# Impeller replaced no water pumping(1984 mercury 9.8)



## Honky Tonkin (Apr 6, 2011)

Ok so before I took the old one out it would pump ok but not consistent enough to instill confidence. So I bought a new one, pulled off the lower unit, removed the top piece of the pump assembly and there was the issue, an impeller with missing veins. I replaced this, removed the little broken peices of the old impeller, and reassembled everything. Started the motor and no water being pumped, removed the hose from the output and still no water.

So I opened it again and the impeller looked fine, spinning with the shaft, no slack. I am stumped put it back together, no water. It is blowing hot air.

There are 2 things I am not sure about, first this long copper rod comes out on to of the water pump housing, same length as the main shaft. Second, is the impeller does not appear to Align perfectly where it seats. The veins are tighter on one side than the other, like the shaft is off center.

If anyone has any ideas, please let me know.

Thanks,

Joe


----------



## bulldog (Apr 6, 2011)

Make sure the key is in the impeller and the impeller is turning correctly with the shaft. The impeller is supposed to be off center in the water pump. Not sure why but I'm sure it is supposed to be off center. Take the copper pipe out and make sure it is clear of any debris or rubber from teh old impeller. Also when you put it all back together make sure that copper pipe goes in tot he top of the water pump. Are you running it in the water or with muffs? Make sure the muffs are in the correct spot and make sure the intake is clear of any debris. 

Hope it helps.


----------



## fender66 (Apr 6, 2011)

bulldog said:


> Make sure the key is in the impeller and the impeller is turning correctly with the shaft. The impeller is supposed to be off center in the water pump. Not sure why but I'm sure it is supposed to be off center. Take the copper pipe out and make sure it is clear of any debris or rubber from teh old impeller. Also when you put it all back together make sure that copper pipe goes in tot he top of the water pump. Are you running it in the water or with muffs? Make sure the muffs are in the correct spot and make sure the intake is clear of any debris.
> 
> Hope it helps.



This covers everything I would have suggested. Only thing I can think to add is if the impeller isn't moving and too tight...I read something some time ago (NOT TRIED IT YET), so take this with a grain of salt......squirt a little liquid dish soap on the shaft and impeller. That is supposed to lube it enough to get it spinning and will easily wash away in a few seconds. Again....I've NOT tried this, but sounds like a good trick.


----------



## Honky Tonkin (Apr 6, 2011)

Thanks for the advise guys. The impeller is seated with the key in place, and it turns freely. After reading for a while on line, it seems I need to remove the copper water tube from the waterpump and get a flashlight and insert it where it needs to be in the bottom of the motor. Then I need to reinstall the lower unit guiding the waterpump over the copper pipe. Apparently sliding the pipe attached tothe waterpump will not seat it back where it needs to be on the bottom of the motor. I will try this tomorrow.


----------



## fender66 (Apr 6, 2011)

Good luck....please post what the problem/fix is. This is good info to have for others that might encounter the same thing.


----------



## Honky Tonkin (Apr 7, 2011)

Ok I couldn't wait till tomorrow, so I waited till the wife went to sleep! Hahahah! I think i am addicted to working on this boat, before this it was building bicycles, and before that it was an off road truck! Haha!
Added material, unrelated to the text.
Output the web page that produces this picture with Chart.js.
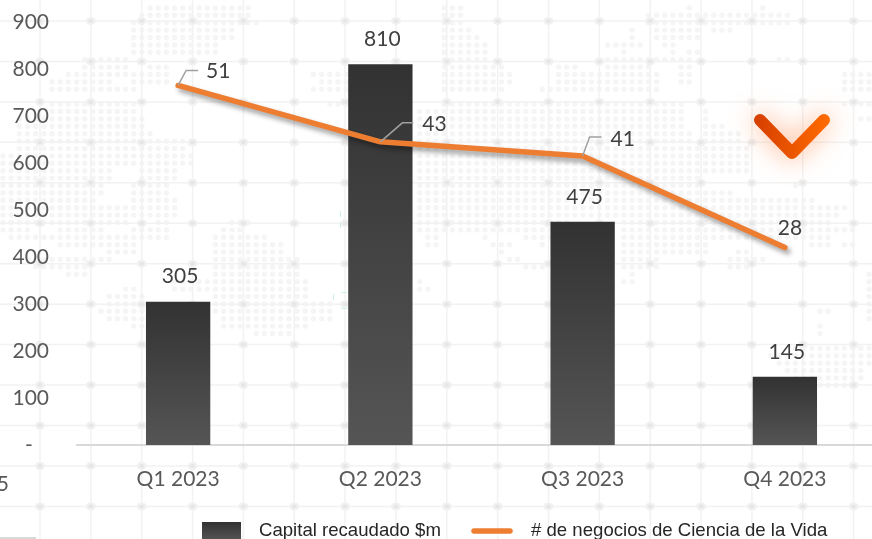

Anyway to the facts. It took me all of 2 minutes this time to get the thing apart, and i took the copper water tube out of the water pump "receiver" and I got my 200lumen flashlight, laid down in the dark, and look up th e secondary and found the hole. Guided the copper tube into it and it kind of locks into place. I reassembed the lower unit, and cranked it(I am sure my neighbors love that!) bam! Water flowing harder than ever!

I am so please with this motor now. It starts easy runs great and now pumps water strong. Plus this impeller process is a 20 minute deal if you know what you are doing!

things I learned about removing and replacing the lower unit that most of you know, but some of you may not:

1. It doesn't matter what gear you have it in, but it seemed to be easier in forward.
2. Don't panic if your lower unit doesn't slide right back on.
3. Move the prop to get the main shaft seated, once it slides within an inch and hangs again, move your shifter very slightly in either direction and it will seat.
4. If you end up with it in the wrong gear pull it out slightly shift in the direction necessary and slide it back in at the same time. 

All of the above mentioned was taken from my experience and I in no way state anything as fact.

Thanks -Joe


----------



## jellio5 (Apr 7, 2011)

I changed the impeller on my 58' Johnson Seahorse at the end of last summer and it was easier than I thought it would be. Not sure what type of motor you have but I'll add to the list of things to look for.....

1. As someone mentioned earlier don't lose that keyway that locks the impeller to the shaft.
I made the mistake and spent over an hour on my hands and knees searching under my bench for the one I took out. 

2. When changing the impeller make sure to change the oring on the top of the shaft or it may leak water into the block. 

I now have a 15HP Evinrude and will need to change the impeller at the end of the season I'm guessing I'm wondering how much different it will be compared to the old Johnson I did.


----------



## Honky Tonkin (Apr 7, 2011)

I hear that with the key, I put it in my shirt pocket haha! I edited my title, my motor is a mercury 9.8 1984 model.


----------